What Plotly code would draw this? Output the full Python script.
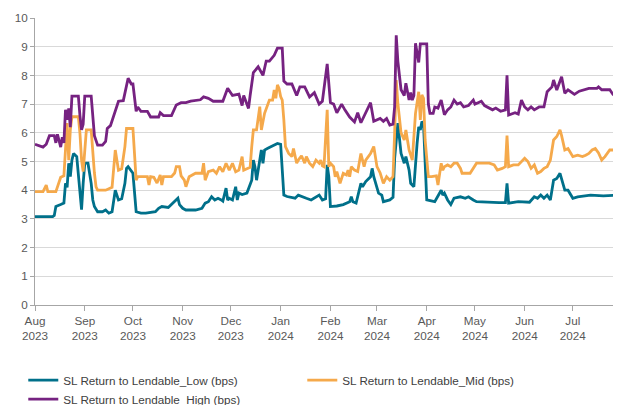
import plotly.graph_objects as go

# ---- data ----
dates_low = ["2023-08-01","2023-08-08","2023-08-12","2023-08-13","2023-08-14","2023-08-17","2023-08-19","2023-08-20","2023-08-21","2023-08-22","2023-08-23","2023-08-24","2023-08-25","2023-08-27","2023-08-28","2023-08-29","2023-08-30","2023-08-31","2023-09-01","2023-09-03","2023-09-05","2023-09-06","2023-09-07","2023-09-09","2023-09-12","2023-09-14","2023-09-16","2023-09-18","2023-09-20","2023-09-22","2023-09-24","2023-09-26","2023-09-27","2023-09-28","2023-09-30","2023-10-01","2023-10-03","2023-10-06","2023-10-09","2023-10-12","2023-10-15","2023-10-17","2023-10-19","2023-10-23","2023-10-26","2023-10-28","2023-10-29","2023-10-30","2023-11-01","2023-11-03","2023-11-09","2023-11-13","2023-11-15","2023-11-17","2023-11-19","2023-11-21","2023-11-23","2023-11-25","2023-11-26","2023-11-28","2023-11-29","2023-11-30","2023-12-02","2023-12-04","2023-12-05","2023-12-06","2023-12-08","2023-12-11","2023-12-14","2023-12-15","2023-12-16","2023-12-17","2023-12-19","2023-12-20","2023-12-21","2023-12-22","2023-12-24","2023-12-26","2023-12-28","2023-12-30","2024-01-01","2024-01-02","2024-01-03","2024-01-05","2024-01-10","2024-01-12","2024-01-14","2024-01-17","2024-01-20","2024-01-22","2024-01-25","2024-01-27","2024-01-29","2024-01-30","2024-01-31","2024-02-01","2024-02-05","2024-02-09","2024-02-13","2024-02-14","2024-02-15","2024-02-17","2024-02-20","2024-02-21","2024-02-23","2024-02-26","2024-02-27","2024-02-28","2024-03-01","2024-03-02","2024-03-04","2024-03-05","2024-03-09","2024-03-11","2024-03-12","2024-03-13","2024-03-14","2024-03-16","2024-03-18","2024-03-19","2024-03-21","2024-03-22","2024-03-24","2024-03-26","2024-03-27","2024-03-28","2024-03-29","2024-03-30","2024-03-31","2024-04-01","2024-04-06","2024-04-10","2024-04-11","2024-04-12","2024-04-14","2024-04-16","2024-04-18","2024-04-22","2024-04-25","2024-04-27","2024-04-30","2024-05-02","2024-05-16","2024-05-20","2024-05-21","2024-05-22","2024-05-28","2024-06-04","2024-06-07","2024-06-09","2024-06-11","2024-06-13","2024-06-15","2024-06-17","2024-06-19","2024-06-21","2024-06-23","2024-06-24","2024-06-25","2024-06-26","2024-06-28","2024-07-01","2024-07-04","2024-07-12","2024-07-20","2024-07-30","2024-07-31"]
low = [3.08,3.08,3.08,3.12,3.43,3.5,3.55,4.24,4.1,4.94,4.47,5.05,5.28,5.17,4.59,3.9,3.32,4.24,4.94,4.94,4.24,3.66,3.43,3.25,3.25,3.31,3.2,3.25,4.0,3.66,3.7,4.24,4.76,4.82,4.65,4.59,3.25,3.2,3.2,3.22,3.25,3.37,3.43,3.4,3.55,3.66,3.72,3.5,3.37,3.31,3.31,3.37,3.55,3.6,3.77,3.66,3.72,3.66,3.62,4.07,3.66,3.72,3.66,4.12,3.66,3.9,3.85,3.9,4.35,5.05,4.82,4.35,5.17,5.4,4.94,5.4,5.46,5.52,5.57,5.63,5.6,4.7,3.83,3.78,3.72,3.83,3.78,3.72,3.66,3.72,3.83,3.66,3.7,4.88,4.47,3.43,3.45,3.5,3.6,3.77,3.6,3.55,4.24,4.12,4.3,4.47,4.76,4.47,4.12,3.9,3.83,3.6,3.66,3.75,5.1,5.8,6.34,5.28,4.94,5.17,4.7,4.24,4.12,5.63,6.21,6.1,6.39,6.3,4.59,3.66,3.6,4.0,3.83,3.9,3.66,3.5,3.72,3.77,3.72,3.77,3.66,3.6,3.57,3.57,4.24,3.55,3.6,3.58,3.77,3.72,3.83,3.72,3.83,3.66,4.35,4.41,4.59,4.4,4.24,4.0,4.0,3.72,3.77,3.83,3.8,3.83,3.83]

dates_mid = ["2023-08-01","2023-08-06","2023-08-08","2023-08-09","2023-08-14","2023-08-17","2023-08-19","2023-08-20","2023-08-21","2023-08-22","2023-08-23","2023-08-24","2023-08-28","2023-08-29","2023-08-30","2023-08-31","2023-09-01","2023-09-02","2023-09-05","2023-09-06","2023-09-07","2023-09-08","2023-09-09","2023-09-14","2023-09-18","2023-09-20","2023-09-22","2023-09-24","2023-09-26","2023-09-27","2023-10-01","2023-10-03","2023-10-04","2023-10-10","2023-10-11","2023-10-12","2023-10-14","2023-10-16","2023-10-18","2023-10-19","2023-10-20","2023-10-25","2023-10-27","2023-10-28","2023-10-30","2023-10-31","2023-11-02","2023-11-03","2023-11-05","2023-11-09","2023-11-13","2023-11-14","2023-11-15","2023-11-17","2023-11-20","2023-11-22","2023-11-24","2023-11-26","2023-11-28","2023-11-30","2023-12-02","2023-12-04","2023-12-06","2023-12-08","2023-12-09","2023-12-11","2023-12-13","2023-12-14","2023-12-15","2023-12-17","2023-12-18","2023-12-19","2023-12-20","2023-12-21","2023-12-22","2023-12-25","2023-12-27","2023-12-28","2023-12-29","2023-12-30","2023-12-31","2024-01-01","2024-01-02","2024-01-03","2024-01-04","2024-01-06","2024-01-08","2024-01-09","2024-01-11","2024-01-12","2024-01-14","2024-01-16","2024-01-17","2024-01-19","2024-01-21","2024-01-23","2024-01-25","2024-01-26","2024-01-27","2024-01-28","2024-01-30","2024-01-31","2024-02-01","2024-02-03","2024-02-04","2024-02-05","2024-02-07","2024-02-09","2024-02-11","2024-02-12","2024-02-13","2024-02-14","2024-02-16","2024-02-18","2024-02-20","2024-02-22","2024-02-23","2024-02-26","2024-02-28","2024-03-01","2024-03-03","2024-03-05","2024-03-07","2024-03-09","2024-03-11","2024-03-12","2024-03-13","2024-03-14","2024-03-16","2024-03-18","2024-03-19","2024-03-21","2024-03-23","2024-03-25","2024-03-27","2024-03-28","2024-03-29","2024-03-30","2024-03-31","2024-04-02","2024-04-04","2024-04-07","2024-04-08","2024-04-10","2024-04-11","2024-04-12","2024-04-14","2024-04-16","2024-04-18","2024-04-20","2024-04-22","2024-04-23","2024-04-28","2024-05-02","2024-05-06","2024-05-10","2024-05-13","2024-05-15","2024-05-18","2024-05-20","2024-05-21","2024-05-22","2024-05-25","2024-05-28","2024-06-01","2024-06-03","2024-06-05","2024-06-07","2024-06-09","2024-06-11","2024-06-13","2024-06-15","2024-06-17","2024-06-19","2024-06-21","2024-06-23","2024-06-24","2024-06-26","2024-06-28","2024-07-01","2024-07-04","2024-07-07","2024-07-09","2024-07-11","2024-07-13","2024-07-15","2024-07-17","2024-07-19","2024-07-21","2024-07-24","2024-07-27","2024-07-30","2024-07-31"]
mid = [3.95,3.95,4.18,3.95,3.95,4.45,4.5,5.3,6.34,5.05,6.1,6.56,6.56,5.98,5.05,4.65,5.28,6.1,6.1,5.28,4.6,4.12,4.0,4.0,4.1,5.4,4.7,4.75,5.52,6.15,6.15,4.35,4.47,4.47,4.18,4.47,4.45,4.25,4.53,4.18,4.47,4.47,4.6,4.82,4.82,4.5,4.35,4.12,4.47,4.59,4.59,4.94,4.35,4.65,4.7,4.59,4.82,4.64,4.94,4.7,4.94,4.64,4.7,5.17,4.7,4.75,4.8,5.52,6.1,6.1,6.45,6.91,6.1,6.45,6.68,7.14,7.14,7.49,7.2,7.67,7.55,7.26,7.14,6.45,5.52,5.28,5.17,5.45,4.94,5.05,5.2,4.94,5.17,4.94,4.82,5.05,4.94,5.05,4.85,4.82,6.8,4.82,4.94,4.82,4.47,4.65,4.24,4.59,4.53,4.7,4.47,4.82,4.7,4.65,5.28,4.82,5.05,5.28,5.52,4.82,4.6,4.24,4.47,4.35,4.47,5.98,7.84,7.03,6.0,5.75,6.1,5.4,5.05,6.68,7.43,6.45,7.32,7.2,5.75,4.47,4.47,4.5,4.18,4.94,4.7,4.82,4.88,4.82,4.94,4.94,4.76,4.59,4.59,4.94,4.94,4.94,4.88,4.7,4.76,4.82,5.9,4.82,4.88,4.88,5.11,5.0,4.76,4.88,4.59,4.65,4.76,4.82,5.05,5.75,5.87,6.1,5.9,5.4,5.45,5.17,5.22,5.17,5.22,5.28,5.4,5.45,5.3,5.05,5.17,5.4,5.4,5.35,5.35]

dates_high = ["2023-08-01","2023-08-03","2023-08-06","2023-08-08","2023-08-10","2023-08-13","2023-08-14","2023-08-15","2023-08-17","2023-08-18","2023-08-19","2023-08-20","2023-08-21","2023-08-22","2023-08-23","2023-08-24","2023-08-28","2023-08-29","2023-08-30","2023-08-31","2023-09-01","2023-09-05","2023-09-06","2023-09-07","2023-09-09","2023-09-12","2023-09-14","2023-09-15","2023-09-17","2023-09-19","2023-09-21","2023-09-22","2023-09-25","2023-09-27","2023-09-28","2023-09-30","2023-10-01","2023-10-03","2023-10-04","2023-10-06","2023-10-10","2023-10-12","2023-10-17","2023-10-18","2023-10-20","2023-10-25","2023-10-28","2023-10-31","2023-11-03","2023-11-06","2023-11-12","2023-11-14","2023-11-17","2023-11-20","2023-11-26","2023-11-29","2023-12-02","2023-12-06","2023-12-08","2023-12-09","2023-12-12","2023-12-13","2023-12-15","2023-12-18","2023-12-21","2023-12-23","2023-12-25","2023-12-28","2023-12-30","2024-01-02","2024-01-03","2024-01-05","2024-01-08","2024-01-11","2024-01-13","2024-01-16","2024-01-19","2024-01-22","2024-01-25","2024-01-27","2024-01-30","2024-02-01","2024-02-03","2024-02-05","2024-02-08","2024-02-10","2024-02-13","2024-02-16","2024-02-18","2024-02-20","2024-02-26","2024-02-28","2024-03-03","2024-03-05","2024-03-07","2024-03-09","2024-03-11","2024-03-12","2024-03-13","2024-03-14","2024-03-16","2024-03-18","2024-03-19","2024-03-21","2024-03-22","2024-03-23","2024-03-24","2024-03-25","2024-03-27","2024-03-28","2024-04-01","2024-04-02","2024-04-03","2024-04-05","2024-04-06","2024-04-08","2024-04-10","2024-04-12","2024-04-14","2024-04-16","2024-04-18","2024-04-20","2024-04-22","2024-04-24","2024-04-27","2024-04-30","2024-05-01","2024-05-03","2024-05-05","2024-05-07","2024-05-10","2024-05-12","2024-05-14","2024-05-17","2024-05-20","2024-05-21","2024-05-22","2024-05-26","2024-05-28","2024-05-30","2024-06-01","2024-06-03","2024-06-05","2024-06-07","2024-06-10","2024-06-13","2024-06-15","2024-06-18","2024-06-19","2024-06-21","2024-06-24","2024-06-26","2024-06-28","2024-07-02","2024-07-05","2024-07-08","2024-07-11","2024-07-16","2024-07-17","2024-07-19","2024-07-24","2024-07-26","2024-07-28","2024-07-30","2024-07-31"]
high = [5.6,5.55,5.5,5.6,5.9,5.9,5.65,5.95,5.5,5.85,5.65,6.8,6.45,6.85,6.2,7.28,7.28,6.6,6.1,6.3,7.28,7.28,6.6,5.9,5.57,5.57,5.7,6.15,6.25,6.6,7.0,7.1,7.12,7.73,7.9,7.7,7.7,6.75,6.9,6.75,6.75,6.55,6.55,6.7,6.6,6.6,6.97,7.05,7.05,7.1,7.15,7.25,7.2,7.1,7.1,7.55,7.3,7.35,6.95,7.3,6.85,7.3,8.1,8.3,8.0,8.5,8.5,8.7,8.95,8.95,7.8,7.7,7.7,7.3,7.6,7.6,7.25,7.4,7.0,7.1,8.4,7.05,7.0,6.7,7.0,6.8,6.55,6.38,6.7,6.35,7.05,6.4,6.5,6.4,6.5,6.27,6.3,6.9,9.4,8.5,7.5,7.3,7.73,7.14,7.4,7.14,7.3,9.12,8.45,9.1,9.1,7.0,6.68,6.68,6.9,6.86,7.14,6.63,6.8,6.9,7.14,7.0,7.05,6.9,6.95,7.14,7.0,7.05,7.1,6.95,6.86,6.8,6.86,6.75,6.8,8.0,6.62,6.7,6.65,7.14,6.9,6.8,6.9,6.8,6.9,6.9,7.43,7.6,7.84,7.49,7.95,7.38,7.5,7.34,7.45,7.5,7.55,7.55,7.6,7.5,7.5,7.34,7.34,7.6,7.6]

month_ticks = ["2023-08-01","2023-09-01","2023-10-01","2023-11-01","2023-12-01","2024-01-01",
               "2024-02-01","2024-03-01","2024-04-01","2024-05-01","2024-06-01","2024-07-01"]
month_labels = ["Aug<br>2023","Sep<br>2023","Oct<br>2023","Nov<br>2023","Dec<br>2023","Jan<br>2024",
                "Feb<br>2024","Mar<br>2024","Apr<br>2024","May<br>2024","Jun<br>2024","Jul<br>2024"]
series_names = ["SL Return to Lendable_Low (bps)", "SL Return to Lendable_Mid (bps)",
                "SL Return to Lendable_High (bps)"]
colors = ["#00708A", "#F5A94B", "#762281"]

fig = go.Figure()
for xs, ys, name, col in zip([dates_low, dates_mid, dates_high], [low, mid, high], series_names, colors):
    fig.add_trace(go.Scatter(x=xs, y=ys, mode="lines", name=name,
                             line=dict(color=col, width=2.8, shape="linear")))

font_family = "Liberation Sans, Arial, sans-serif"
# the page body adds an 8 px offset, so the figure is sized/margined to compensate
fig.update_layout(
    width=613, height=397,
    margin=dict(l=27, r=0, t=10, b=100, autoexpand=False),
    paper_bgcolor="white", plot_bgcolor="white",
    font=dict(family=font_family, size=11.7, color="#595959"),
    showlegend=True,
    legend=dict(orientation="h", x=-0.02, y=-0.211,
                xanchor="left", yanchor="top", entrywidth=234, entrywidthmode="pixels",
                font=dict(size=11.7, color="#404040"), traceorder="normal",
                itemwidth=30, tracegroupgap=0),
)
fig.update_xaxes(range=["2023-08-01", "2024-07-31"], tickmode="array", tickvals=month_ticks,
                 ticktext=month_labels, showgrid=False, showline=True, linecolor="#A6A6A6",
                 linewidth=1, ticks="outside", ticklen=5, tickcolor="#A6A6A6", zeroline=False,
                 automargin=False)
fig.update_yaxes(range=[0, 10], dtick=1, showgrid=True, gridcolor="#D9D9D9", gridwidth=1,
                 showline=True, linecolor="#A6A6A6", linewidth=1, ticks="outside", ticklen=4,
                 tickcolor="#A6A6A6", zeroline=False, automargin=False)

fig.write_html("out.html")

Stated problem: Please repeat exactly the data above from its first line to the line that contains "import plotly.graph_objects as go", inclusive, and leave every picture out.

Written reply:
What Plotly code would draw this? Output the full Python script.
import plotly.graph_objects as go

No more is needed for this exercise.